As we have seen, while the single-channel approach requires access to a new fiber for each and every service you want to connect, the WDM solution allows you to transport multiple traffic signals over the same fiber, increasing the utilization of that fiber.
In this way, embedded WDM offers a simple, easy to manage and cost-efficient solution for transporting large amounts of data over short- to mid-range distances – typically up to 80 kilometers – with the ability to transport up to 80 individual traffic channels over a dark fiber network. This is pretty much the same capacity as an active transponder-based DWDM platform, but in a much simpler way. In most cases, transponder-based solutions are engineered for telecom-grade networks and have features simply not required for data center interconnect for enterprises. They tend to be inherently complicated and can be overly expensive for enterprise or metro use. They’re often complicated to design, install and configure, and cumbersome to maneuver.
Since no additional power is required for the embedded components, the solutions are also preferred for creating green data centers.

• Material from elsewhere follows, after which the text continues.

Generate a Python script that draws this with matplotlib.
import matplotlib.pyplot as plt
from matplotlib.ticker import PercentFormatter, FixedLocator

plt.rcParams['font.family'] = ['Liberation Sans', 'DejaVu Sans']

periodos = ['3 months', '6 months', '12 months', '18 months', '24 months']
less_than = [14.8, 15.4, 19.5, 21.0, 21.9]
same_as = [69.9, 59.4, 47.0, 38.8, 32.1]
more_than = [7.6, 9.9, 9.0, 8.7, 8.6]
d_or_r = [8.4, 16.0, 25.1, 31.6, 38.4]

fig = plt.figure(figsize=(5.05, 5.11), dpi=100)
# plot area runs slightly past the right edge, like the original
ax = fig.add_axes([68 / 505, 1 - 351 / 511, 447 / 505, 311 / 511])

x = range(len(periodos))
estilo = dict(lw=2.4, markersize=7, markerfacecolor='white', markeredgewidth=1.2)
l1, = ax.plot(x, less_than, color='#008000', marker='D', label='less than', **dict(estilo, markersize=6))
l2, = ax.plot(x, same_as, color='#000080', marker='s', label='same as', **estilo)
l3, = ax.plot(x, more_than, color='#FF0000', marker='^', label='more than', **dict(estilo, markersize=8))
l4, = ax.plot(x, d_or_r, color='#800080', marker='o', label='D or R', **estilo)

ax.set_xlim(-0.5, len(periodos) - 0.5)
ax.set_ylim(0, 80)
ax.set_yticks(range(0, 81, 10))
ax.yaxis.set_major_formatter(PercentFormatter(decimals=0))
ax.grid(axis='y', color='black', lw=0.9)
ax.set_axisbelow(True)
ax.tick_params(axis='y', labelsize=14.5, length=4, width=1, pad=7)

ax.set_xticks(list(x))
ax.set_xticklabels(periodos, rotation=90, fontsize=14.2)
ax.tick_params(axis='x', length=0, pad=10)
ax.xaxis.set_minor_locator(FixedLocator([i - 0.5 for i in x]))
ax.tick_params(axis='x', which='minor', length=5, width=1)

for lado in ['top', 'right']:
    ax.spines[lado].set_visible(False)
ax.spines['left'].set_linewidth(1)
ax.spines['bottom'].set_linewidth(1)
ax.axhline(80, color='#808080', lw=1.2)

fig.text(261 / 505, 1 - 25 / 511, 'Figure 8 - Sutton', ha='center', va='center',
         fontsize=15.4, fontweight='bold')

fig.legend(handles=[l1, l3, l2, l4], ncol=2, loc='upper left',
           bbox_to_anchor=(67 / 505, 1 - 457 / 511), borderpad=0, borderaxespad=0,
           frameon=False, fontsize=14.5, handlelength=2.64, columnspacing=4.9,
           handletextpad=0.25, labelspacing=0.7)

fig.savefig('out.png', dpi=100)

You can add new services quickly and conveniently just by adding the required number of optical transceivers.
Create an embedded xWDM network in three easy steps
Thanks to the simplicity of an embedded WDM solution, anyone familiar with using data switches and handling standard transceivers can now build an embedded CWDM or DWDM network.
Step 1. Simply insert the CWDM or DWDM transceiver into the data switch at both sites in the network. Make sure that the same wavelength is used at each site.
Step 2. Connect the transceivers to the mux/demux
Make sure that the transceiver wavelengths are connected to the corresponding channel port on the mux/demux module.
Up to 16 CWDM channels or 80 DWDM channels
Step 3. Connect the dark fiber to the mux/demuxes at both ends of the system, i.e. both sites.
And voilà! You’ve just established an xWDM connection between the two sites.
Explaining this article to a non-technical person:
An embedded transceiver in a coarse or dense WDM system (“xWDM”) can be connected directly into an Ethernet or Fibre Channel switch. It contains fewer components than a traditional DWDM platform and provides simple, cost-effective data connectivity.
If you understand how to use standard transceivers in a data switch, it’s easy to create an embedded xWDM network. There are three basic steps: connecting the CWDM or DWDM transceiver to the data switch, connecting the transceiver to the mux/demux, and connecting the mux/demuxes together using the dark fiber between the data centers.